Ha sido común en la historia de la humanidad que dicha vanidad política se manifieste en el intento de controlar la memoria colectiva. En efecto, la memoria siempre ha sido un botín apetecido por los poderosos, quienes la conciben como un acceso directo a su más suntuoso propósito: la inmortalidad. Una de las formas más comunes de este control, observada en civilizaciones y culturas de diverso origen, ha sido la denominada damnatio memoriae o condena a la memoria, practicada por muchos, para borrar, para siempre y de una vez por todas, el legado de sus antecesores, caídos en desgracia o rumor o simplemente sometidos al juicio imparcial de la muerte.

 

 

Cuando la condena a la memoria se sentenciaba,
el castigo, más allá de afectar al otrora poderoso, implicaba
la destrucción de un bien colectivo: la posibilidad colectiva de recordar

 

 

Cuando la damnatio memoriae, se sentenciaba, el castigo, más allá de afectar al otrora poderoso (emperador, cacique o sultán) implicaba la destrucción de un bien colectivo: la posibilidad colectiva de recordar. En ese sentido, la destrucción de un monumento, la profanación de una tumba o la quema de registros o libros, más que afectar al condenado, afectaba —y afecta— sustancialmente a una sociedad, que dependía —y depende— de la capacidad de aprendizaje y reflexión que surge de una observación integral de su pasado.

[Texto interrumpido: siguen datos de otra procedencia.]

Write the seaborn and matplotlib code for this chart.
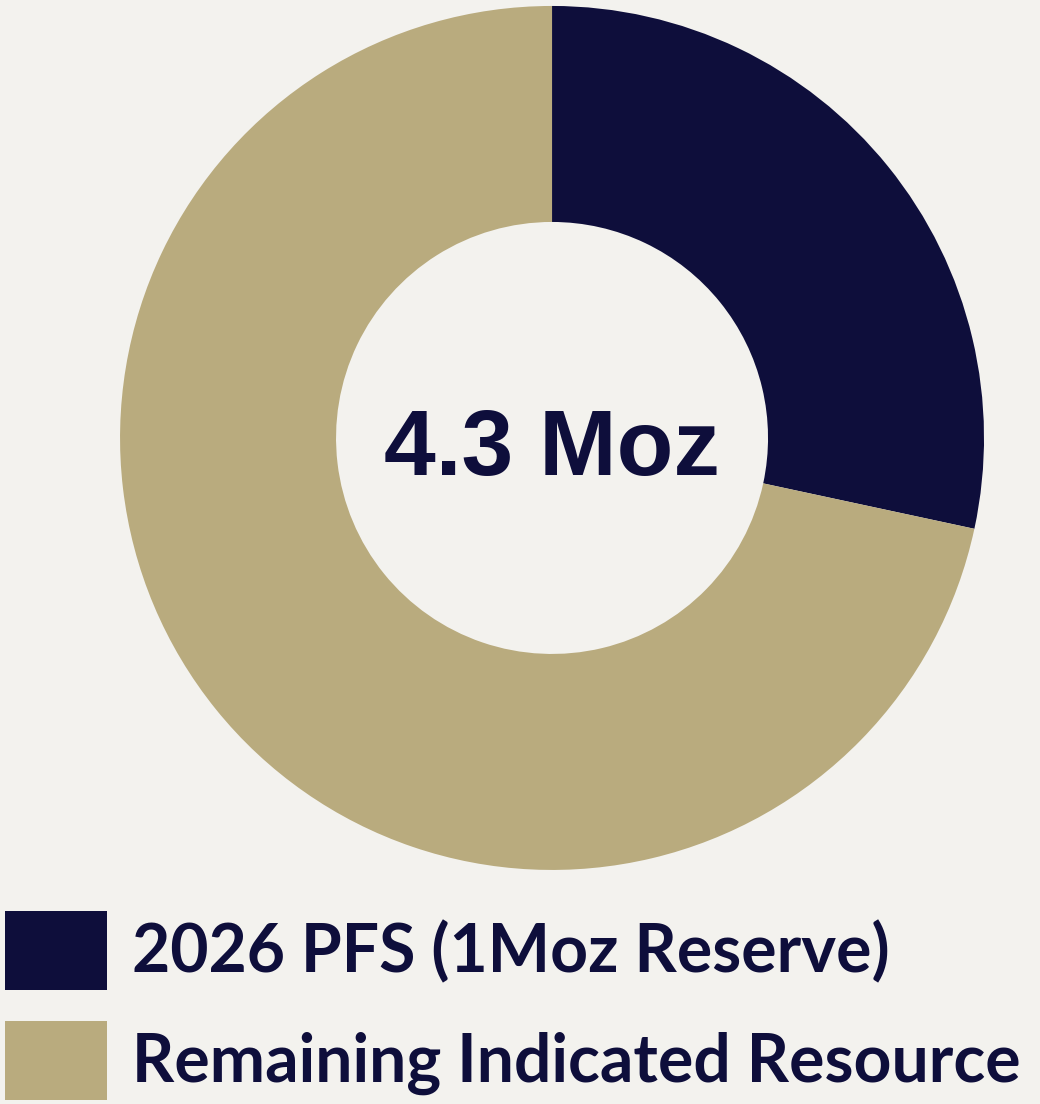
import matplotlib.pyplot as plt
import seaborn as sns

labels = ["2026 PFS (1Moz Reserve)", "Remaining Indicated Resource"]
values = [1.22, 3.08]
colors = ["#0e0e3b", "#b9ab7e"]
center_label = "4.3 Moz"

BG = "#f3f2ee"

sns.set_theme(style="white", rc={"figure.facecolor": BG, "axes.facecolor": BG})
plt.rcParams["font.family"] = ["Lato", "DejaVu Sans"]

fig = plt.figure(figsize=(10.4, 11.04), dpi=100)
ax = fig.add_axes([0.1154, 0.212, 0.8308, 0.7826])

wedges, _ = ax.pie(
    values,
    colors=colors,
    startangle=90,
    counterclock=False,
    radius=1,
    wedgeprops=dict(width=0.5, linewidth=0),
)
ax.set_xlim(-1, 1)
ax.set_ylim(-1, 1)
ax.set_aspect("equal")
ax.axis("off")

ax.text(0, -0.03, center_label, ha="center", va="center", fontsize=67,
        fontweight="bold", color=colors[0], family=["Liberation Sans", "DejaVu Sans"])

fig.legend(
    wedges,
    labels,
    loc="lower left",
    bbox_to_anchor=(0.005, 0.004),
    frameon=False,
    prop={"size": 47.5, "weight": "bold"},
    handlelength=1.545,
    handleheight=1.46,
    handletextpad=0.38,
    labelspacing=0.47,
    borderaxespad=0,
    borderpad=0,
    labelcolor=colors[0],
)

fig.savefig("out.png", dpi=100, facecolor=BG)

En efecto, el progreso humano requiere no solamente de esa mirada al pasado, sino de la capacidad misma de llevarla a cabo. La damnatio memoriae mutila parte del relato necesario y fundamental para poder responder la incógnita más frecuente de la humanidad: ¿de dónde venimos? Como consecuencia de esa mutilación, el mito de nuestro origen queda incompleto, sesgado y de alguna forma minusválido, al ser sometido al control y edición oficial de un gobernante (su vanidad institucionalizada); un sistema de censura histórica que, sin duda, también se aplica en la actualidad.

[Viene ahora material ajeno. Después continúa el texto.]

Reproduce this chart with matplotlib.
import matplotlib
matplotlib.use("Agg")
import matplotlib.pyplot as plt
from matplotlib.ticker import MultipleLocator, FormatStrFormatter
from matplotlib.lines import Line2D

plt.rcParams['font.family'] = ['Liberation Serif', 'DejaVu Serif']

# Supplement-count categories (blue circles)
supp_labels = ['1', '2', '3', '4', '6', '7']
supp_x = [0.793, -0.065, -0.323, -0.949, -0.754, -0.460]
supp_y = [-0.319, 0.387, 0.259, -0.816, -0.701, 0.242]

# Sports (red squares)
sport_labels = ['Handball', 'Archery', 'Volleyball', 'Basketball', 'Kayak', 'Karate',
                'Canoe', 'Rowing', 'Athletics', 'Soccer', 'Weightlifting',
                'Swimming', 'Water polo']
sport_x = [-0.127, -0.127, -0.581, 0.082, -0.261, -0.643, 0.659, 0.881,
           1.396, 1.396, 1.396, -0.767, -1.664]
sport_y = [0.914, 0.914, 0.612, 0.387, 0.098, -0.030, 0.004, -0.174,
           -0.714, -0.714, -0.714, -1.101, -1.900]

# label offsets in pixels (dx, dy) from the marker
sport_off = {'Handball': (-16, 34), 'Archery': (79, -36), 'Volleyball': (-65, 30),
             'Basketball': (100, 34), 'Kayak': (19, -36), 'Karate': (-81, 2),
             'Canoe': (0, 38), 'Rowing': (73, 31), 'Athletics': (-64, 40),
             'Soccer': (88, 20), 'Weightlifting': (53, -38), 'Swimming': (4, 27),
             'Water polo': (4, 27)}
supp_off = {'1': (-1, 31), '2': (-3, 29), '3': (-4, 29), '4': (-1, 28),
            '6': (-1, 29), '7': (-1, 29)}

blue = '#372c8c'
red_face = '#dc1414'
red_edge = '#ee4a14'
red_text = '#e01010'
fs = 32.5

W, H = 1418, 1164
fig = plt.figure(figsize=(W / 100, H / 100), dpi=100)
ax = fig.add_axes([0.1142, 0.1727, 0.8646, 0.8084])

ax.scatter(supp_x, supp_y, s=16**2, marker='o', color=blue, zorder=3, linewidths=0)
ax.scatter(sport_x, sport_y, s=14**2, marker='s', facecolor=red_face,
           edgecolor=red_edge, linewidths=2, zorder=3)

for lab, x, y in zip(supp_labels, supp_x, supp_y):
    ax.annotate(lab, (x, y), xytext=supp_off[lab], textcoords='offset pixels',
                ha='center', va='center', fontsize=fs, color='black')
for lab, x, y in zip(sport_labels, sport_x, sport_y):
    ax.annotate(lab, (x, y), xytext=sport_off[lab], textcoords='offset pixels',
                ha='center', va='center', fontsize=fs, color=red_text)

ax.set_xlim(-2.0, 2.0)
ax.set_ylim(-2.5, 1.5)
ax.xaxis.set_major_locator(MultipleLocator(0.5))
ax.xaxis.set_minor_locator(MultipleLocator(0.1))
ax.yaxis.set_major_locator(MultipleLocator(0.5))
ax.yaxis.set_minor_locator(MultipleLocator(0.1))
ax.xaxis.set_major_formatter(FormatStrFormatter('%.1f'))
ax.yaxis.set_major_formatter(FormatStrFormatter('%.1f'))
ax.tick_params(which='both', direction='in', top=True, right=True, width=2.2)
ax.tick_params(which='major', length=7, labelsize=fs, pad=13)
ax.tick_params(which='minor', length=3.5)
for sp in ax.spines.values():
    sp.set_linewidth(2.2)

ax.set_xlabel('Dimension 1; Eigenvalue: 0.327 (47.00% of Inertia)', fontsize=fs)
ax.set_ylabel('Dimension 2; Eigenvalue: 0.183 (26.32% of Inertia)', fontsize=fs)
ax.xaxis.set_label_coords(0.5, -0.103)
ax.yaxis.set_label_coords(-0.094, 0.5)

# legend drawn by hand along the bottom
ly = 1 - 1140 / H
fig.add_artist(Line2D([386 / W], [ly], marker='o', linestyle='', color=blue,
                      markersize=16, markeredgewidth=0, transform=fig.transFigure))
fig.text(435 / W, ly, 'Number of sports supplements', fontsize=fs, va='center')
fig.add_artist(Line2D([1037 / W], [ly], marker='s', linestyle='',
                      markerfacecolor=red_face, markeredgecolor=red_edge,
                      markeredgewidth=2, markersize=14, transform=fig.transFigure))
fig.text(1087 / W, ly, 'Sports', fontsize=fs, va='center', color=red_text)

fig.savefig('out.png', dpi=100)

Curiosamente, hoy en día, la damnatio memoriae es practicada de una forma más sospechosa y oscura. Es frecuente oír en los discursos políticos de los gobernantes de turno, que su responsabilidad no es tal o cual, sino que se origina por la culpa y defecto de su antecesor. Este falso argumento, se ha convertido en una forma sistemática de mal gobierno, en donde jamás se asumen las consecuencias de los actos, al contarse con un as interminable bajo la manga, descarado e infantil: yo no fui, fue él. Dicha conducta reduce el ejercicio político a una asignación eterna de culpas —el famoso retrovisor­— que conduce, sin más, a la interrupción explícita del porvenir. En otras palabras, las verdaderas medidas de transformación política, económica y social, por naturaleza toman tiempo y demandan cierta continuidad, lo cual se hace imposible si al pasado solo se le mira como una excusa al presente y no como un punto de partida hacia el futuro. La vanidad del gobernante le exige que sea él, y solo él, quien dé el primer paso; que sea él y solo él quien rompa la historia en dos; que sea él, y solo él.

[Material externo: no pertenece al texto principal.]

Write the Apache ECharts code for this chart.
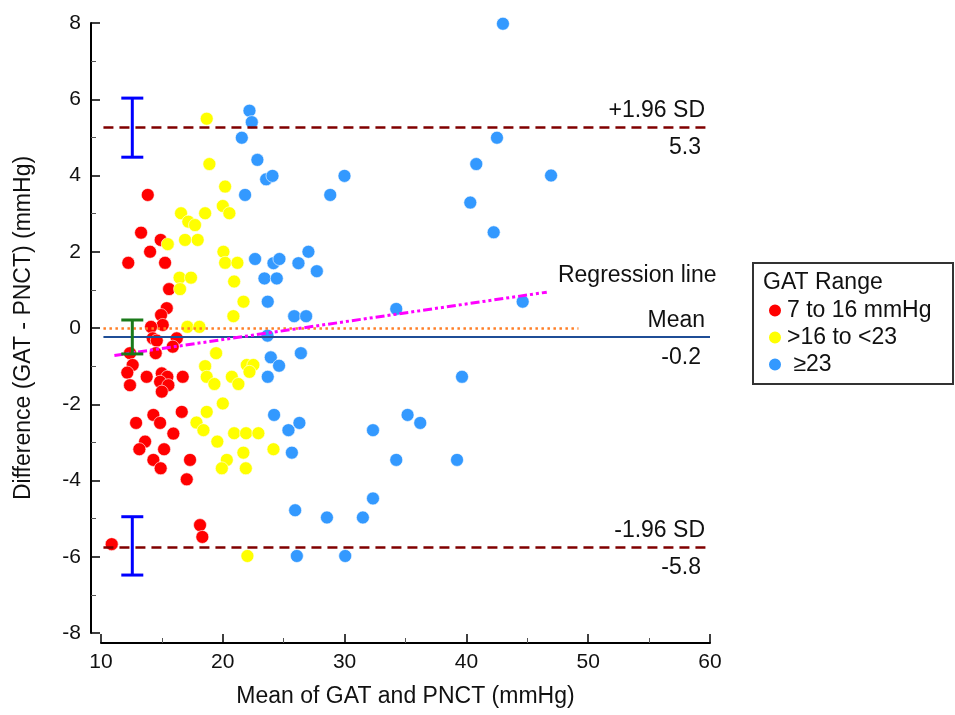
<!DOCTYPE html>
<html>
<head>
<meta charset="utf-8">
<script src="https://cdn.jsdelivr.net/npm/echarts@6/dist/echarts.min.js"></script>
<style>
html, body { margin: 0; padding: 0; background: #fff; }
#chart { width: 955px; height: 715px; }
</style>
</head>
<body>
<div id="chart"></div>
<script>
// GAT range groups: [mean of GAT and PNCT, difference GAT - PNCT]
const lowGat = [
  [13.84, 3.49], [13.29, 2.50], [14.9, 2.31], [14.03, 2.0], [12.24, 1.71], [15.26, 1.71],
  [15.59, 1.02], [15.4, 0.52], [14.93, 0.34], [15.07, 0.08], [14.11, 0.03], [14.25, -0.27],
  [14.58, -0.33], [16.22, -0.27], [15.89, -0.49], [14.49, -0.66], [12.38, -0.66], [12.6, -0.97],
  [12.16, -1.17], [12.38, -1.50], [13.75, -1.28], [14.99, -1.19], [15.45, -1.28], [14.85, -1.41],
  [15.53, -1.50], [14.99, -1.67], [16.71, -1.28], [12.88, -2.49], [14.3, -2.28], [14.85, -2.49],
  [16.63, -2.20], [15.94, -2.77], [13.62, -2.98], [13.15, -3.18], [15.18, -3.18], [14.3, -3.46],
  [14.9, -3.68], [17.31, -3.46], [17.04, -3.97], [18.13, -5.17], [18.32, -5.48], [10.88, -5.67]
]
const midGat = [
  [18.68, 5.49], [18.9, 4.30], [20.19, 3.71], [20.0, 3.20], [20.54, 3.01], [18.55, 3.01],
  [16.57, 3.01], [17.17, 2.79], [17.72, 2.70], [16.9, 2.31], [17.94, 2.31], [15.48, 2.20],
  [20.05, 2.0], [20.19, 1.71], [21.2, 1.71], [16.45, 1.32], [17.39, 1.32], [20.93, 1.22],
  [16.49, 1.02], [21.7, 0.69], [20.87, 0.31], [17.09, 0.03], [18.08, 0.03], [19.45, -0.66],
  [18.55, -1.0], [18.68, -1.28], [19.31, -1.47], [20.74, -1.28], [21.28, -1.47], [21.97, -0.97],
  [22.51, -0.97], [22.19, -1.15], [18.68, -2.20], [17.84, -2.48], [20.0, -1.98], [18.41, -2.68],
  [19.55, -2.98], [20.93, -2.76], [21.91, -2.76], [22.92, -2.76], [21.69, -3.27], [20.33, -3.46],
  [19.92, -3.68], [21.89, -3.68], [22.02, -5.98], [24.16, -3.18]
]
const highGat = [
  [22.19, 5.70], [22.38, 5.40], [21.56, 4.99], [22.84, 4.41], [23.56, 3.90], [24.08, 3.99],
  [29.99, 3.99], [28.82, 3.49], [21.83, 3.49], [22.65, 1.81], [24.16, 1.70], [24.65, 1.81],
  [26.21, 1.70], [27.03, 2.0], [27.72, 1.49], [23.42, 1.30], [24.43, 1.30], [23.69, 0.69],
  [25.86, 0.31], [26.84, 0.31], [23.67, -0.20], [26.41, -0.66], [23.94, -0.77], [24.62, -0.99],
  [23.69, -1.28], [24.21, -2.28], [25.39, -2.68], [26.29, -2.49], [25.67, -3.27], [32.33, -2.68],
  [32.33, -4.47], [31.5, -4.97], [28.55, -4.97], [25.94, -4.78], [26.08, -5.98], [30.05, -5.98],
  [43.0, 7.98], [42.51, 4.99], [40.81, 4.30], [46.95, 4.0], [40.32, 3.29], [42.24, 2.51],
  [34.24, 0.50], [44.62, 0.69], [39.64, -1.28], [35.17, -2.28], [36.21, -2.49], [34.24, -3.46],
  [39.23, -3.46]
]
const groupNames = ['7 to 16 mmHg', '>16 to <23', ' ≥23']
const groupColors = ['#ff0000', '#ffff00', '#3399ff']

// Bland-Altman reference lines
const upperLoA = 5.27
const meanDiff = -0.24
const lowerLoA = -5.75
const upperLabel = '5.3'
const meanLabel = '-0.2'
const lowerLabel = '-5.8'
const lineStart = 10.2
const lineEnd = 60
const zeroLineEnd = 49.2
const regStart = [11.1, -0.72]
const regEnd = [46.6, 0.94]
const regLabelAt = [60, 1.37]

// confidence intervals drawn at the left: [x, low, high]
const ciLoA = [[12.57, 4.48, 6.03], [12.57, -6.48, -4.95]]
const ciMean = [[12.57, -0.68, 0.21]]

const FONT = "'Liberation Sans', Arial, sans-serif"
const TXT = 23

const chart = echarts.init(document.getElementById('chart'))

function ciSeries(name, data, color) {
  return {
    name: name,
    type: 'custom',
    z: 6,
    silent: true,
    data: data,
    renderItem: (params, api) => {
      const x = api.value(0)
      const lo = api.coord([x, api.value(1)])
      const hi = api.coord([x, api.value(2)])
      const half = 11
      const style = { stroke: color, lineWidth: 3 }
      return {
        type: 'group',
        children: [
          { type: 'line', shape: { x1: lo[0], y1: lo[1], x2: hi[0], y2: hi[1] }, style },
          { type: 'line', shape: { x1: lo[0] - half, y1: lo[1], x2: lo[0] + half, y2: lo[1] }, style },
          { type: 'line', shape: { x1: hi[0] - half, y1: hi[1], x2: hi[0] + half, y2: hi[1] }, style }
        ]
      }
    }
  }
}

function hLine(y, x0, x1, lineStyle, top, bottom) {
  const items = [[
    { coord: [x0, y], lineStyle, label: top ? { show: true, position: 'insideEndTop', formatter: top, distance: 5 } : { show: false } },
    { coord: [x1, y] }
  ]]
  if (bottom) {
    items.push([
      { coord: [x0, y + 0.0001], lineStyle: { color: 'rgba(0,0,0,0)', width: 0 }, label: { show: true, position: 'insideEndBottom', formatter: bottom, distance: 9 } },
      { coord: [x1, y + 0.0001] }
    ])
  }
  return items
}

const sdStyle = { color: '#800000', width: 2.5, type: [10, 6] }
const meanStyle = { color: '#1f4e96', width: 2, type: 'solid' }
const zeroStyle = { color: '#ff7f27', width: 2.5, type: [2.5, 3.5] }
const regStyle = { color: '#ff00ff', width: 3, type: [9, 3, 3, 3, 3, 3] }

chart.setOption({
  animation: false,
  textStyle: { fontFamily: FONT },
  grid: { left: 101, right: 245, top: 23, bottom: 82 },
  xAxis: {
    type: 'value',
    min: 10, max: 60, interval: 10,
    offset: 10,
    name: 'Mean of GAT and PNCT (mmHg)',
    nameLocation: 'middle',
    nameGap: 42,
    nameTextStyle: { fontSize: TXT, color: '#111', fontFamily: FONT },
    axisLine: { onZero: false, lineStyle: { color: '#000', width: 2 } },
    axisTick: { inside: true, length: 9, lineStyle: { color: '#000', width: 1.5 } },
    minorTick: { show: true, splitNumber: 2, length: 5, lineStyle: { color: '#555', width: 1 } },
    axisLabel: { fontSize: 21, color: '#111', margin: 9, fontFamily: FONT },
    splitLine: { show: false }
  },
  yAxis: {
    type: 'value',
    min: -8, max: 8, interval: 2,
    offset: 10,
    name: 'Difference (GAT - PNCT) (mmHg)',
    nameLocation: 'middle',
    nameGap: 56,
    nameTextStyle: { fontSize: TXT, color: '#111', fontFamily: FONT },
    axisLine: { onZero: false, lineStyle: { color: '#000', width: 2 } },
    axisTick: { inside: true, length: 9, lineStyle: { color: '#000', width: 1.5 } },
    minorTick: { show: true, splitNumber: 2, length: 5, lineStyle: { color: '#555', width: 1 } },
    axisLabel: { fontSize: 21, color: '#111', margin: 10, fontFamily: FONT },
    splitLine: { show: false }
  },
  legend: {
    orient: 'vertical',
    left: 762,
    top: 294,
    itemWidth: 14,
    itemHeight: 14,
    itemGap: 4,
    icon: 'circle',
    data: groupNames,
    textStyle: { fontSize: TXT, color: '#111', fontFamily: FONT }
  },
  graphic: [
    { type: 'rect', left: 752, top: 262, shape: { width: 200, height: 121 }, style: { fill: '#fff', stroke: '#333', lineWidth: 2 }, z: -1 },
    { type: 'text', left: 763, top: 271, style: { text: 'GAT Range', font: TXT + 'px ' + FONT, fill: '#111' } }
  ],
  series: [
    ...[lowGat, midGat, highGat].map((d, i) => ({
      name: groupNames[i],
      type: 'scatter',
      symbolSize: 13,
      z: 3,
      itemStyle: { color: groupColors[i], borderColor: '#fff', borderWidth: 0.6, opacity: 1 },
      data: d
    })),
    {
      name: 'ref',
      type: 'line',
      data: [],
      z: 5,
      markLine: {
        silent: true,
        symbol: 'none',
        label: { fontSize: TXT, color: '#111', fontFamily: FONT },
        data: [
          ...hLine(upperLoA, lineStart, lineEnd, sdStyle, '+1.96 SD', upperLabel),
          ...hLine(lowerLoA, lineStart, lineEnd, sdStyle, '-1.96 SD', lowerLabel),
          ...hLine(meanDiff, lineStart, lineEnd, meanStyle, 'Mean', meanLabel),
          ...hLine(0, lineStart, zeroLineEnd, zeroStyle, null, null),
          [{ coord: regStart, lineStyle: regStyle, label: { show: false } }, { coord: regEnd }]
        ]
      },
      markPoint: {
        silent: true,
        symbol: 'circle',
        symbolSize: 1,
        itemStyle: { color: 'rgba(0,0,0,0)' },
        data: [{
          coord: regLabelAt,
          label: { show: true, position: 'left', distance: 0, offset: [7, 0], formatter: 'Regression line', fontSize: TXT, color: '#111', fontFamily: FONT }
        }]
      }
    },
    ciSeries('ci-loa', ciLoA, '#0000ff'),
    ciSeries('ci-mean', ciMean, '#1a7a1a')
  ]
})
</script>
</body>
</html>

Se ha repetido hasta la saciedad que quien no conoce su historia está condenado a repetirla, pero los efectos y consecuencia son aún más graves. Una historia contada -y borrada- a medias es una oportunidad perdida para concebir al pasado como un prisma de observación de nosotros mismos; por supuesto, con sus carencias y fortunas. En ese sentido, reitero, la memoria es un ejercicio que depende de qué tan íntegra es nuestra capacidad y posibilidad de recordar. Vale la pena anotar, que para el vanidoso, es más fácil prolongarse en el poder, cuando convierte su oficio en un espejo mágico que descarta sus fracasos y exagera sus aciertos; un látigo invisible que daña a todos los que aceptan, sin objetar, la fábula que relata el poderoso que empieza y termina con un sonoro -y exclusivo- yo.